Tali vizi nella specie non sono stati in alcun modo prospettati, essendosi la ricorrente limitata ad insistere sulla propria lettura della predetta comunicazione, in tal modo dimostrando di voler sollecitare una nuova valutazione dei fatti, non consentita a questa Corte, alla quale non spetta il compito di riesaminare il merito della controversia, ma solo quello di verificare la correttezza giuridica delle argomentazioni svolte nella sentenza impugnata, nonche’ la coerenza logico-formale delle stesse, nei limiti in cui le relative anomalie sono ancora deducibili come motivo di ricorso per cassazione, a seguito della riformulazione dell’articolo 360 c.p.c., comma 1, n. 5 da parte del Decreto Legge 22 giugno 2012, n. 83, articolo 54, comma 1, lettera b), convertito con modificazioni dalla L. 7 agosto 2012, n. 134 (cfr. ex plurimis, Cass., Sez. Un., 7/04/2014, n. 8053 e 8054; Cass., Sez. VI, 8/10/2014, n. 21257);

4. Il ricorso va dichiarato pertanto inammissibile, con la conseguente condanna della ricorrente al pagamento delle spese processuali, che si liquidano come dal dispositivo.

P.Q.M.

dichiara inammissibile il ricorso. Condanna la ricorrente al pagamento, in favore della controricorrente, delle spese del giudizio di legittimita’, che liquida in Euro 10.000,00 per compensi, oltre alle spese forfettarie nella misura del 15 per cento, agli esborsi liquidati in Euro 200,00, ed agli accessori di legge.

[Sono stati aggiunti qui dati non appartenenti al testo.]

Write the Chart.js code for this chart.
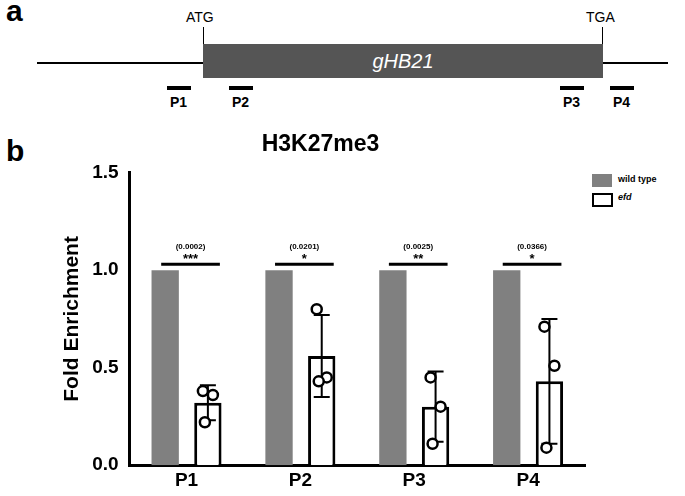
<!DOCTYPE html>
<html>
<head>
<meta charset="utf-8">
<script src="https://cdn.jsdelivr.net/npm/chart.js@4"></script>
<style>
  body { margin: 0; background: #fff; font-family: Arial, "Liberation Sans", sans-serif; }
  #wrap { position: relative; width: 685px; height: 496px; }
  .abs { position: absolute; }
  .lbl { font-size: 14px; color: #000; }
  .pl { font-size: 14px; font-weight: bold; }
  .pb { height: 4px; background: #000; width: 24px; }
</style>
</head>
<body>
<div id="wrap">
  <div class="abs" style="left:6px;top:-6px;font-size:30px;font-weight:bold">a</div>
  <div class="abs" style="left:37px;top:62px;width:631px;height:2px;background:#000"></div>
  <div class="abs" style="left:203px;top:44px;width:400px;height:34px;background:#555;color:#fff;font-style:italic;font-size:20px;text-align:center;line-height:34px">gHB21</div>
  <div class="abs" style="left:203px;top:27px;width:1px;height:17px;background:#000"></div>
  <div class="abs" style="left:602px;top:27px;width:1px;height:17px;background:#000"></div>
  <div class="abs lbl" style="left:186px;top:9px">ATG</div>
  <div class="abs lbl" style="left:586px;top:9px">TGA</div>
  <div class="abs pb" style="left:167px;top:86px"></div>
  <div class="abs pb" style="left:229px;top:86px"></div>
  <div class="abs pb" style="left:560px;top:86px"></div>
  <div class="abs pb" style="left:610px;top:86px"></div>
  <div class="abs pl" style="left:170px;top:94px">P1</div>
  <div class="abs pl" style="left:232px;top:94px">P2</div>
  <div class="abs pl" style="left:563px;top:94px">P3</div>
  <div class="abs pl" style="left:613px;top:94px">P4</div>
  <div class="abs" style="left:6px;top:134px;font-size:30px;font-weight:bold">b</div>
  <div class="abs" style="left:592px;top:174px;width:20px;height:13px;background:#808080"></div>
  <div class="abs" style="left:592px;top:193px;width:17px;height:10px;border:2px solid #000"></div>
  <div class="abs" style="left:618px;top:174px;font-size:9px;font-weight:bold">wild type</div>
  <div class="abs" style="left:618px;top:192px;font-size:9px;font-weight:bold;font-style:italic">efd</div>
  <div class="abs" style="left:0;top:125px;width:685px;height:371px"><canvas id="grafico"></canvas></div>
</div>
<script>
const categorias = ['P1', 'P2', 'P3', 'P4'];
const wildType = [1, 1, 1, 1];
const efd = [0.32, 0.56, 0.30, 0.43];
const efdSd = [0.09, 0.21, 0.18, 0.32];
const efdPontos = [[0.38, 0.36, 0.22], [0.80, 0.45, 0.43], [0.45, 0.30, 0.11], [0.71, 0.51, 0.09]];
const pValores = ['(0.0002)', '(0.0201)', '(0.0025)', '(0.0366)'];
const estrelas = ['***', '*', '**', '*'];
const yTicks = [0, 0.5, 1.0, 1.5];

// barras de erro, pontos e significancia
const extras = {
    id: 'extras',
    afterDatasetsDraw(chart) {
        const c = chart.ctx;
        const y = chart.scales.y;
        const wt = chart.getDatasetMeta(0).data;
        const ef = chart.getDatasetMeta(1).data;
        c.save();
        c.strokeStyle = '#000';
        c.fillStyle = '#000';
        ef.forEach(function (bar, i) {
            const x = bar.x;
            const top = y.getPixelForValue(efd[i] + efdSd[i]);
            const bot = y.getPixelForValue(efd[i] - efdSd[i]);
            c.lineWidth = 2;
            c.beginPath();
            c.moveTo(x, top); c.lineTo(x, bot);
            c.moveTo(x - 8, top); c.lineTo(x + 8, top);
            c.moveTo(x - 8, bot); c.lineTo(x + 8, bot);
            c.stroke();
            const offs = [-5, 5, -3];
            efdPontos[i].forEach(function (v, k) {
                c.beginPath();
                c.lineWidth = 2.5;
                c.fillStyle = '#fff';
                c.arc(x + offs[k], y.getPixelForValue(v), 5, 0, Math.PI * 2);
                c.fill();
                c.stroke();
            });
            // linha de significancia
            const ly = y.getPixelForValue(1.03);
            c.lineWidth = 3;
            c.beginPath();
            c.moveTo(wt[i].x - 4, ly); c.lineTo(x + 12, ly);
            c.stroke();
            const cx = (wt[i].x + x) / 2 + 4;
            c.fillStyle = '#000';
            c.textAlign = 'center';
            c.font = 'bold 8px Arial';
            c.fillText(pValores[i], cx, ly - 15);
            c.font = 'bold 13px Arial';
            c.fillText(estrelas[i], cx, ly - 1);
        });
        c.restore();
    }
};

const ctx = document.getElementById('grafico').getContext('2d');
const grafico = new Chart(ctx, {
    type: 'bar',
    data: {
        labels: categorias,
        datasets: [{
            label: 'wild type',
            data: wildType,
            backgroundColor: '#808080',
            borderWidth: 0
        }, {
            label: 'efd',
            data: efd,
            backgroundColor: '#fff',
            borderColor: '#000',
            borderWidth: 3
        }]
    },
    options: {
        responsive: true,
        maintainAspectRatio: false,
        animation: false,
        categoryPercentage: 0.75,
        barPercentage: 0.64,
        layout: { padding: { right: 100, top: 0, left: 56 } },
        plugins: {
            legend: { display: false },
            tooltip: { enabled: false },
            title: {
                display: true,
                text: 'H3K27me3',
                color: '#000',
                font: { size: 23, weight: 'bold', family: 'Arial' },
                padding: { top: 6, bottom: 14 }
            }
        },
        scales: {
            x: {
                grid: { display: false, drawTicks: false },
                border: { color: '#000', width: 3 },
                ticks: { color: '#000', padding: 4, font: { size: 19, weight: 'bold', family: 'Arial' } }
            },
            y: {
                min: 0, max: 1.5,
                afterBuildTicks: function (axis) {
                    axis.ticks = yTicks.map(function (v) { return { value: v }; });
                },
                grid: { display: false, drawTicks: true, tickLength: 8, tickWidth: 3, tickColor: '#000' },
                border: { color: '#000', width: 3 },
                title: {
                    display: true,
                    text: 'Fold Enrichment',
                    color: '#000',
                    font: { size: 21, weight: 'bold', family: 'Arial' }
                },
                ticks: {
                    color: '#000',
                    font: { size: 19, weight: 'bold', family: 'Arial' },
                    callback: function (value) { return value.toFixed(1); }
                }
            }
        }
    },
    plugins: [extras]
});
</script>
</body>
</html>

Ai sensi del Decreto del Presidente della Repubblica n. 115 del 2002, articolo 13, comma 1 quater, inserito dalla L. 24 dicembre 2012, n. 228, articolo 1, comma 17, da’ atto della sussistenza dei presupposti per il versamento, da parte della ricorrente, dell’ulteriore importo a titolo di contributo unificato pari a quello previsto per il ricorso dallo stesso articolo 13, comma 1 bis.